Now, then, on the other side of the picture, we have this same villian, Burke, falls out with the Association he created, that he had lived off for years, and undertakes to stay that he is the breathing, inspiring force behind the agreement in its conception, in its origination and beginning, and he was the principal force in bringing it about and in bringing about the lawsuit that he thought sustained its validity. Then we have him getting mad at these people and saying: "Now, I am going to bust it up."

You may say what you please about the Hansberry case and the others, the evil half of Burke unquestionably appears; and he in effect says, through himself and through those that he was working with to bring about the dissolution or to bring about the destruction of this agreement, he says in effect that, "That lawsuit that I brought was all a fraud, and I had no authority to represent the class. It was my own personal lawsuit. I obtained the stipulation of the fact that the agreement contained the signatures of more than ninety-five per cent of the frontage, and that was all a fraud."

And we know it was a fraud, because the proof now shows that there wasn't ninety-five per cent.

Burke is not in a Court of equity with clean hands. He committed a fraud when he brought this lawsuit, and he is just the same sort of wrong-doer and evil minded person when he threatened to and did carry out his threats that he was going to see that colored people were allowed to purchase property in this area.

I have analyzed the authorities with the greatest of care in trying to make up my mind as to whether or not the defense of res judicata is applicable or is available to the plaintiffs in this case. I think we must all agree that there is a great conflict in the authorities. You can find similarity between cases cited by the defense and the plaintiffs, and it is very, very easy to arrive at two different conclusions.

It was true that the constitutionality in the original case of Burke v. Kleiman was not urged; and on the other hand, the plaintiff cites authorities which have a good deal of weight and force, which says that res judicata applies not only to issues that were raised and actually litigated or adjudicated, but all that might properly have been, under the issues in the case.
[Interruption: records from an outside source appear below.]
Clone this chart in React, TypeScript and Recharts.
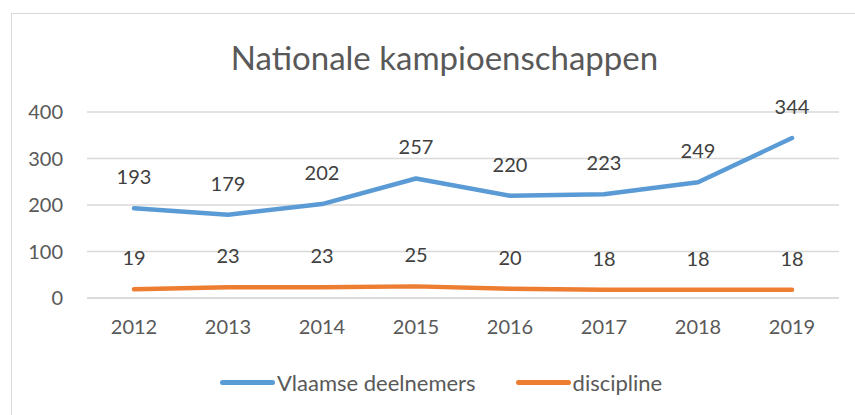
import React from "react";
import {
  LineChart,
  Line,
  XAxis,
  YAxis,
  CartesianGrid,
  Legend,
  LabelList,
} from "recharts";

// Nationale kampioenschappen - Excel-style line chart, two series with labels.

const YEARS = ["2012", "2013", "2014", "2015", "2016", "2017", "2018", "2019"];
const VLAAMSE_DEELNEMERS = [193, 179, 202, 257, 220, 223, 249, 344];
const DISCIPLINE = [19, 23, 23, 25, 20, 18, 18, 18];
const Y_TICKS = [0, 100, 200, 300, 400];

const SERIES = [
  { key: "vlaamse", name: "Vlaamse deelnemers", color: "#5B9BD5" },
  { key: "discipline", name: "discipline", color: "#ED7D31" },
];

const FONT = "Lato, 'Open Sans', sans-serif";

const data = YEARS.map((year, i) => ({
  year,
  vlaamse: VLAAMSE_DEELNEMERS[i],
  discipline: DISCIPLINE[i],
}));

const LegendContent = () => (
  <div
    style={{
      display: "flex",
      alignItems: "center",
      height: 40,
      paddingLeft: 220,
      fontFamily: FONT,
      fontSize: 22,
      color: "#595959",
    }}
  >
    {SERIES.map((s, i) => (
      <div key={s.key} style={{ display: "flex", alignItems: "center", marginRight: i === 0 ? 40 : 0 }}>
        <span
          style={{
            display: "inline-block",
            width: 55,
            height: 5,
            borderRadius: 3,
            background: s.color,
            marginRight: 2,
          }}
        />
        <span>{s.name}</span>
      </div>
    ))}
  </div>
);

export default function App() {
  return (
    <div style={{ position: "absolute", left: 0, top: 0, width: 855, height: 415, background: "#fff", overflow: "hidden" }}>
      <div
        style={{
          position: "absolute",
          left: 11,
          top: 13,
          width: 860,
          height: 420,
          border: "1px solid #d9d9d9",
        }}
      />
      <div
        style={{
          position: "absolute",
          left: 0,
          width: 889,
          top: 37,
          textAlign: "center",
          fontFamily: FONT,
          fontSize: 33,
          color: "#595959",
          lineHeight: "40px",
        }}
      >
        Nationale kampioenschappen
      </div>
      <div style={{ position: "absolute", left: 0, top: 0 }}>
        <LineChart width={855} height={415} data={data} margin={{ top: 112, right: 16, left: 0, bottom: 13 }}>
          <CartesianGrid vertical={false} stroke="#d9d9d9" strokeWidth={1.3} />
          <XAxis
            dataKey="year"
            height={64}
            tickSize={0}
            tickMargin={22}
            padding={{ left: 47, right: 47 }}
            axisLine={{ stroke: "#d9d9d9", strokeWidth: 1.3 }}
            tick={{ fill: "#595959", fontSize: 20, fontFamily: FONT }}
          />
          <YAxis
            width={87}
            domain={[0, 400]}
            ticks={Y_TICKS}
            tickSize={0}
            tickMargin={24}
            axisLine={false}
            tick={{ fill: "#595959", fontSize: 20, fontFamily: FONT }}
          />
          <Legend verticalAlign="bottom" height={40} wrapperStyle={{ left: 0, width: 855 }} content={<LegendContent />} />
          {SERIES.map((s) => (
            <Line
              key={s.key}
              type="linear"
              dataKey={s.key}
              name={s.name}
              stroke={s.color}
              strokeWidth={4.5}
              strokeLinecap="round"
              strokeLinejoin="round"
              dot={false}
              activeDot={false}
              isAnimationActive={false}
            >
              <LabelList
                dataKey={s.key}
                position="top"
                offset={24}
                style={{ fill: "#404040", fontSize: 20, fontFamily: FONT }}
              />
            </Line>
          ))}
        </LineChart>
      </div>
    </div>
  );
}
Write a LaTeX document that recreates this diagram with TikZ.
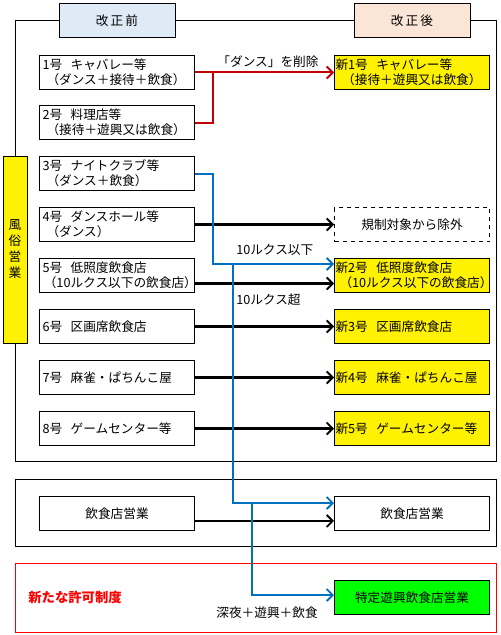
\documentclass[tikz,border=0pt]{standalone}
\usepackage{fontspec}
\setmainfont{Noto Sans CJK JP}
\usetikzlibrary{arrows.meta}
\definecolor{hdrblue}{HTML}{DEEBF7}
\definecolor{hdrpeach}{HTML}{FBE5D6}
\definecolor{arrblue}{HTML}{0070C0}
\definecolor{arrred}{HTML}{C00000}
\definecolor{brightgreen}{HTML}{00FF00}
\newcommand{\secline}[2]{\mbox{\hspace{#1}#2}}
\begin{document}
\begin{tikzpicture}[x=0.75pt,y=-0.75pt,font=\fontsize{9.5}{11.25}\selectfont]
\tikzset{
  lbox/.style={draw, line width=0.75pt, minimum height=25.5pt, text width=111.75pt, inner xsep=2.25pt, inner ysep=1pt, align=left, anchor=north west},
  ybox/.style={lbox, fill=yellow, inner xsep=0.75pt, text width=114.75pt},
  cbox/.style={draw, line width=0.75pt, minimum width=116.25pt, minimum height=25.5pt, align=center, anchor=north west, inner sep=0pt},
  hdr/.style={draw, line width=0.75pt, minimum width=87pt, minimum height=25.5pt, inner sep=0pt},
  tip/.style={-{Straight Barb[length=4.5pt,width=9pt,line width=1.4pt]}},
  blk/.style={draw=black, line width=1.6pt, tip},
  bluearr/.style={draw=arrblue, line width=1.5pt, tip},
  redarr/.style={draw=arrred, line width=1.5pt, tip},
  redline/.style={draw=arrred, line width=1.5pt},
  lbl/.style={inner sep=0pt}
}
\useasboundingbox (0,0) rectangle (500,635);
\fill[white] (0,0) rectangle (500,635);
% frames
\draw[line width=0.75pt] (15,21) rectangle (496,461);
\draw[line width=0.75pt] (15,479) rectangle (496,546);
\draw[line width=0.75pt, draw=red] (15,563) rectangle (496,632);
% headers
\node[hdr, fill=hdrblue] (h1) at (117,21) {改\,正\,前};
\node[hdr, fill=hdrpeach] (h2) at (412,21) {改\,正\,後};
% side label
\node[draw, line width=0.75pt, fill=yellow, minimum width=18pt, minimum height=140.25pt, inner sep=0pt, align=center, font=\fontsize{9.5}{12}\selectfont] (fz) at (15,249.5) {風\\俗\\営\\業};
% left boxes
\node[lbox] (b1) at (39,55) {1号\ \ キャバレー等\\\secline{3pt}{（ダンス＋接待＋飲食）}};
\node[lbox] (b2) at (39,105) {2号\ \ 料理店等\\\secline{3pt}{（接待＋遊興又は飲食）}};
\node[lbox] (b3) at (39,156) {3号\ \ ナイトクラブ等\\\secline{3pt}{（ダンス＋飲食）}};
\node[lbox] (b4) at (39,207) {4号\ \ ダンスホール等\\\secline{3pt}{（ダンス）}};
\node[lbox] (b5) at (39,258) {5号\ \ 低照度飲食店\\\secline{1pt}{（10ルクス以下の飲食店）}};
\node[lbox] (b6) at (39,309) {6号\ \ 区画席飲食店};
\node[lbox] (b7) at (39,360) {7号\ \ 麻雀・ぱちんこ屋};
\node[lbox] (b8) at (39,411) {8号\ \ ゲームセンター等};
\node[cbox] (e1) at (39,496) {飲食店営業};
% right boxes
\node[ybox] (n1) at (334,55) {新1号\ \ キャバレー等\\\secline{5pt}{（接待＋遊興又は飲食）}};
\node[cbox, dashed] (n0) at (334,207) {規制対象から除外};
\node[ybox] (n2) at (334,258) {新2号\ \ 低照度飲食店\\\secline{3pt}{（10ルクス以下の飲食店）}};
\node[ybox] (n3) at (334,309) {新3号\ \ 区画席飲食店};
\node[ybox] (n4) at (334,360) {新4号\ \ 麻雀・ぱちんこ屋};
\node[ybox] (n5) at (334,411) {新5号\ \ ゲームセンター等};
\node[cbox] (e2) at (334,496) {飲食店営業};
\node[cbox, fill=brightgreen] (g) at (334,580) {特定遊興飲食店営業};
% labels
\node[lbl] (l1) at (268,62) {「ダンス」を削除};
\node[lbl, anchor=west] (l2) at (236,250) {10ルクス以下};
\node[lbl, anchor=west] (l3) at (236,300) {10ルクス超};
\node[lbl] (l4) at (267,613) {深夜＋遊興＋飲食};
\node[lbl, text=red, font=\fontsize{10}{11}\bfseries] (l5) at (75,597) {新たな許可制度};
% red connectors
\coordinate (rj) at (213,71.5);
\draw[redline] (b2.east) -| (rj);
\draw[redarr] (b1.east) -- (n1.west);
% black connectors
\draw[blk] (b4.east) -- (n0.west);
\draw[blk] ([yshift=-6pt]b5.east) -- ([yshift=-6pt]n2.west);
\draw[blk] (b6.east) -- (n3.west);
\draw[blk] (b7.east) -- (n4.west);
\draw[blk] (b8.east) -- (n5.west);
\draw[blk] ([yshift=-5.6pt]e1.east) -- ([yshift=-5.6pt]e2.west);
% blue connectors
\coordinate (bj1) at (213,264);
\coordinate (bj2) at (233,264);
\coordinate (bj3) at (233,503);
\coordinate (bj4) at (252,503);
\coordinate (bj5) at (252,595);
\draw[bluearr] (b3.east) -| (bj1) -- (n2.west |- bj1);
\draw[bluearr] (bj2) -- (bj3) -- (e2.west |- bj3);
\draw[bluearr] (bj4) -- (bj5) -- (g.west |- bj5);
\end{tikzpicture}
\end{document}
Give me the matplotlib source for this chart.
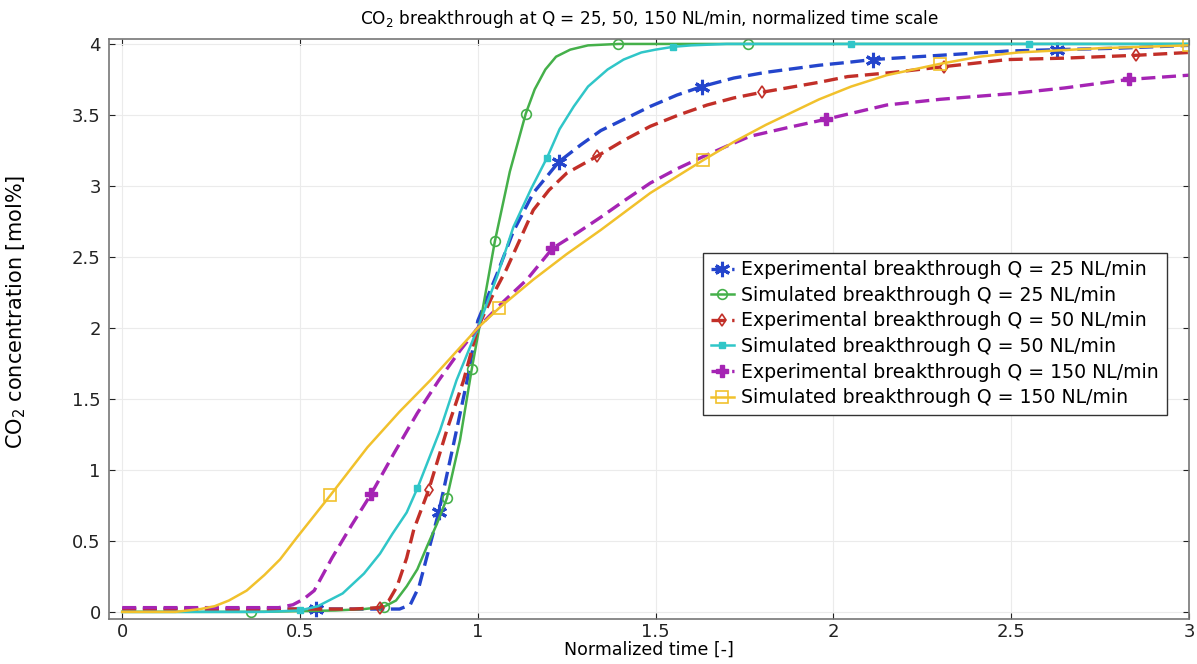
import matplotlib
matplotlib.use('Agg')
import matplotlib.pyplot as plt

# Experimental breakthrough Q = 25 NL/min
exp25_t = [0, 0.3, 0.546, 0.7, 0.78, 0.81, 0.835, 0.857, 0.89, 0.93, 0.97, 1.0, 1.054, 1.10,
           1.156, 1.228, 1.29, 1.346, 1.42, 1.485, 1.56, 1.63, 1.72, 1.81, 1.96, 2.04, 2.11,
           2.3, 2.49, 2.63, 2.8, 3.0]
exp25_c = [0.02, 0.02, 0.02, 0.02, 0.02, 0.05, 0.18, 0.39, 0.70, 1.16, 1.63, 2.05, 2.38, 2.68,
           2.95, 3.17, 3.29, 3.39, 3.48, 3.56, 3.64, 3.70, 3.76, 3.80, 3.85, 3.87, 3.89,
           3.92, 3.95, 3.96, 3.97, 3.99]
exp25_mk = [2, 8, 15, 21, 26, 29]

# Simulated breakthrough Q = 25 NL/min
sim25_t = [0, 0.2, 0.363, 0.5, 0.6, 0.68, 0.735, 0.77, 0.80, 0.83, 0.857, 0.885, 0.913, 0.95,
           0.983, 1.015, 1.048, 1.09, 1.135, 1.16, 1.19, 1.22, 1.26, 1.31, 1.395, 1.5, 1.76,
           2.2, 2.6, 3.0]
sim25_c = [0, 0, 0, 0.005, 0.01, 0.02, 0.035, 0.08, 0.18, 0.30, 0.46, 0.62, 0.80, 1.21,
           1.71, 2.15, 2.61, 3.10, 3.51, 3.68, 3.82, 3.91, 3.96, 3.99, 4.0, 4.0, 4.0,
           4.0, 4.0, 4.0]
sim25_mk = [2, 6, 12, 14, 16, 18, 24, 26]

# Experimental breakthrough Q = 50 NL/min
exp50_t = [0, 0.3, 0.5, 0.65, 0.725, 0.75, 0.773, 0.80, 0.82, 0.862, 0.913, 0.96, 1.0, 1.04,
           1.08, 1.12, 1.156, 1.2, 1.25, 1.336, 1.41, 1.485, 1.565, 1.645, 1.72, 1.80, 1.96,
           2.04, 2.17, 2.31, 2.49, 2.65, 2.85, 3.0]
exp50_c = [0.02, 0.02, 0.02, 0.02, 0.03, 0.08, 0.18, 0.38, 0.58, 0.86, 1.28, 1.63, 2.0, 2.22,
           2.41, 2.63, 2.83, 2.97, 3.09, 3.21, 3.32, 3.42, 3.50, 3.57, 3.62, 3.66, 3.73,
           3.77, 3.80, 3.84, 3.89, 3.90, 3.92, 3.94]
exp50_mk = [4, 9, 19, 25, 29, 32]

# Simulated breakthrough Q = 50 NL/min
sim50_t = [0, 0.2, 0.4, 0.5, 0.55, 0.62, 0.68, 0.725, 0.76, 0.80, 0.83, 0.894, 0.94, 1.0,
           1.054, 1.10, 1.15, 1.195, 1.23, 1.27, 1.31, 1.365, 1.41, 1.46, 1.50, 1.55, 1.6,
           1.7, 2.05, 2.55, 3.0]
sim50_c = [0, 0, 0, 0.01, 0.04, 0.13, 0.27, 0.41, 0.55, 0.70, 0.87, 1.28, 1.63, 2.0,
           2.36, 2.71, 2.98, 3.20, 3.40, 3.56, 3.70, 3.82, 3.89, 3.94, 3.96, 3.98, 3.99,
           4.0, 4.0, 4.0, 4.0]
sim50_mk = [3, 10, 17, 25, 28, 29]

# Experimental breakthrough Q = 150 NL/min
exp150_t = [0, 0.2, 0.44, 0.48, 0.51, 0.54, 0.59, 0.645, 0.70, 0.765, 0.83, 0.89, 0.95, 1.0,
            1.07, 1.138, 1.21, 1.28, 1.346, 1.42, 1.485, 1.56, 1.628, 1.70, 1.766, 1.87,
            1.98, 2.15, 2.3, 2.5, 2.65, 2.83, 3.0]
exp150_c = [0.03, 0.03, 0.03, 0.05, 0.09, 0.15, 0.38, 0.61, 0.83, 1.12, 1.40, 1.63, 1.84, 2.0,
            2.18, 2.34, 2.56, 2.67, 2.78, 2.91, 3.02, 3.12, 3.20, 3.28, 3.35, 3.41,
            3.47, 3.57, 3.61, 3.65, 3.69, 3.75, 3.78]
exp150_mk = [8, 16, 26, 31]

# Simulated breakthrough Q = 150 NL/min
sim150_t = [0, 0.1, 0.15, 0.22, 0.26, 0.30, 0.35, 0.40, 0.444, 0.49, 0.585, 0.69, 0.78, 0.866,
            1.0, 1.06, 1.156, 1.25, 1.346, 1.485, 1.633, 1.72, 1.81, 1.96, 2.05, 2.15, 2.30,
            2.41, 2.52, 2.75, 3.0]
sim150_c = [0, 0, 0, 0.02, 0.04, 0.08, 0.15, 0.26, 0.37, 0.52, 0.82, 1.16, 1.41, 1.63,
            2.0, 2.14, 2.34, 2.52, 2.69, 2.95, 3.18, 3.31, 3.43, 3.61, 3.70, 3.78, 3.86,
            3.91, 3.94, 3.97, 3.99]
sim150_mk = [10, 15, 20, 26, 30]

x_ticks = [0, 0.5, 1, 1.5, 2, 2.5, 3]
x_ticklabels = ['0', '0.5', '1', '1.5', '2', '2.5', '3']
y_ticks = [0, 0.5, 1, 1.5, 2, 2.5, 3, 3.5, 4]
y_ticklabels = ['0', '0.5', '1', '1.5', '2', '2.5', '3', '3.5', '4']


def main():
    fig = plt.figure(figsize=(11.97, 6.64), dpi=100)
    ax = fig.add_axes([0.0911, 0.0678, 0.9022, 0.8735])

    dash = (4.2, 2.0)
    ax.plot(exp25_t, exp25_c, color='#2445cc', lw=2.4, dashes=dash, marker=(6, 2, 0), ms=11,
            mew=2.2, markevery=exp25_mk, label='Experimental breakthrough Q = 25 NL/min')
    ax.plot(sim25_t, sim25_c, color='#45b04a', lw=1.8, marker='o', ms=7, mfc='none', mew=1.2,
            markevery=sim25_mk, label='Simulated breakthrough Q = 25 NL/min')
    ax.plot(exp50_t, exp50_c, color='#c22f28', lw=2.4, dashes=dash, marker='d', ms=6, mfc='none',
            mew=1.2, markevery=exp50_mk, label='Experimental breakthrough Q = 50 NL/min')
    ax.plot(sim50_t, sim50_c, color='#30c6c8', lw=1.8, marker='s', ms=5,
            markevery=sim50_mk, label='Simulated breakthrough Q = 50 NL/min')
    ax.plot(exp150_t, exp150_c, color='#a524b4', lw=2.4, dashes=dash, marker='P', ms=9,
            markevery=exp150_mk, label='Experimental breakthrough Q = 150 NL/min')
    ax.plot(sim150_t, sim150_c, color='#f1c12c', lw=1.8, marker='s', ms=8, mfc='none', mew=1.2,
            markevery=sim150_mk, label='Simulated breakthrough Q = 150 NL/min')

    ax.set_xlim(-0.037, 3.0)
    ax.set_ylim(-0.05, 4.035)
    ax.set_xticks(x_ticks)
    ax.set_xticklabels(x_ticklabels)
    ax.set_yticks(y_ticks)
    ax.set_yticklabels(y_ticklabels)
    ax.tick_params(direction='in', length=4, labelsize=13, colors='#222222',
                   top=True, right=True)
    ax.tick_params(axis='x', pad=3)
    ax.tick_params(axis='y', pad=6)
    for s in ax.spines.values():
        s.set_color('#777777')
        s.set_linewidth(1.2)
    ax.grid(True, color='#ebebeb', lw=0.8)
    ax.set_axisbelow(True)

    ax.set_title('CO$_2$ breakthrough at Q = 25, 50, 150 NL/min, normalized time scale',
                 fontsize=12.2, pad=11)
    ax.set_xlabel('Normalized time [-]', fontsize=12.5, labelpad=0)
    ax.set_ylabel('CO$_2$ concentration [mol%]', fontsize=15)
    ax.yaxis.set_label_coords(-0.075, 0.53)

    leg = ax.legend(loc='upper right', bbox_to_anchor=(0.988, 0.648), fontsize=13.6,
                    handlelength=1.2, handletextpad=0.4, labelspacing=0.35,
                    borderpad=0.4, fancybox=False, framealpha=1, edgecolor='#333333')
    leg.get_frame().set_linewidth(1.0)

    plt.savefig('out.png', dpi=100)


if __name__ == "__main__":
    main()
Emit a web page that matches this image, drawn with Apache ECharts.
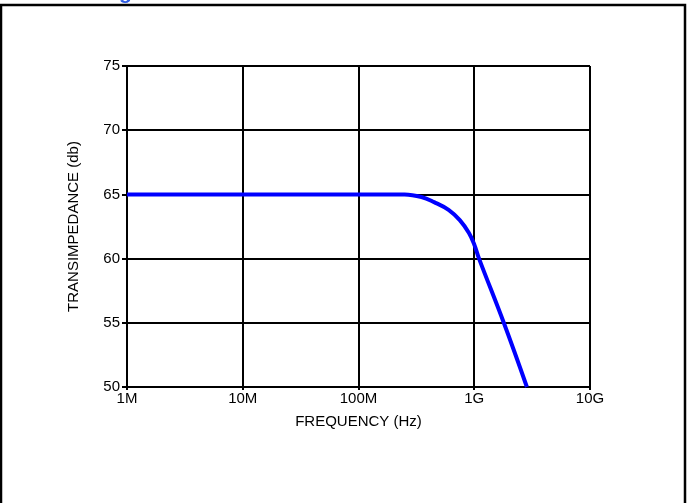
<!DOCTYPE html>
<html>
<head>
<meta charset="utf-8">
<script src="https://cdn.jsdelivr.net/npm/echarts@6/dist/echarts.min.js"></script>
<style>
  html, body { margin: 0; padding: 0; background: #fff; }
  #chart { width: 689px; height: 503px; }
</style>
</head>
<body>
<div id="chart"></div>
<script>
// frequency (Hz) and transimpedance (dB)
var freq = [1e6, 1e7, 1e8, 2.5e8, 3.5e8, 4.5e8, 6e8, 7.5e8, 9e8, 1e9, 1.1e9, 1.8e9, 2.85e9];
var gain = [65, 65, 65, 65, 64.8, 64.4, 63.8, 63.0, 62.0, 61.1, 60, 55, 50];
var freqLabels = { 1e6: '1M', 1e7: '10M', 1e8: '100M', 1e9: '1G', 1e10: '10G' };

var points = freq.map(function (f, i) { return [f, gain[i]]; });

var chart = echarts.init(document.getElementById('chart'));
var font = 'Arial, "Liberation Sans", sans-serif';

chart.setOption({
  animation: false,
  backgroundColor: '#fff',
  textStyle: { fontFamily: font, color: '#000' },
  grid: { left: 127, right: 99, top: 66, bottom: 116 },
  graphic: [
    {
      type: 'rect',
      shape: { x: 1, y: 5, width: 684, height: 520 },
      style: { fill: 'none', stroke: '#000', lineWidth: 2.5 }
    },
    {
      type: 'text',
      left: 119, top: -17,
      style: { text: 'g', fill: '#2d5be3', font: 'bold 21px ' + font }
    }
  ],
  xAxis: {
    type: 'log',
    logBase: 10,
    min: 1e6,
    max: 1e10,
    name: 'FREQUENCY (Hz)',
    nameLocation: 'middle',
    nameGap: 27,
    nameTextStyle: { fontSize: 15, color: '#000', fontFamily: font, verticalAlign: 'top' },
    axisLine: { lineStyle: { color: '#000', width: 2 } },
    axisTick: { show: true, length: 3, lineStyle: { color: '#000', width: 2 } },
    axisLabel: {
      color: '#000', fontSize: 15, fontFamily: font, margin: 4,
      formatter: function (v) { return freqLabels[Math.round(v)] || ''; }
    },
    splitLine: { show: true, lineStyle: { color: '#000', width: 2 } }
  },
  yAxis: {
    type: 'value',
    min: 50,
    max: 75,
    interval: 5,
    name: 'TRANSIMPEDANCE (db)',
    nameLocation: 'middle',
    nameGap: 46,
    nameRotate: 90,
    nameTextStyle: { fontSize: 15, color: '#000', fontFamily: font },
    axisLine: { show: true, lineStyle: { color: '#000', width: 2 } },
    axisTick: { show: true, length: 5, lineStyle: { color: '#000', width: 2 } },
    axisLabel: { color: '#000', fontSize: 15, fontFamily: font, margin: 7, padding: [0, 0, 4, 0] },
    splitLine: { show: true, lineStyle: { color: '#000', width: 2 } }
  },
  series: [
    {
      type: 'line',
      data: points,
      smooth: 0.4,
      showSymbol: false,
      lineStyle: { color: '#0000ff', width: 4 },
      clip: true
    }
  ]
});
</script>
</body>
</html>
There is no doubt but what the issue as to whether or not it was constitutional for this agreement to exist and be enforced against all classes could have been presented, and should have been presented. We would never know when a subject-matter is adjudicated if such were not the rule.

Being rather in doubt about the matter, and unpersuaded definitely on the one side or the other, I have arrived at the conclusion that the Appellate Court, or whatever reviewing court takes jurisdiction of this matter when it goes up, will probably follow the Burke against Kleiman case, and follow the Lee vs. Hansberry case which was passed on recently, when each of them said very definitely that the validity of this agreement has been sustained.

I am further convinced that that would be the view that a reviewing court would take on account of the fact that the position of the defense in this case is tainted with a certain amount of fraud that grows out of the conduct of Burke.

So, it will be the finding of the Court that the plaintiffs' bill is sustained. I suppose the natural result will be that the temporary injunction be made permanent. And what other relief is there you ask for pursuant to that?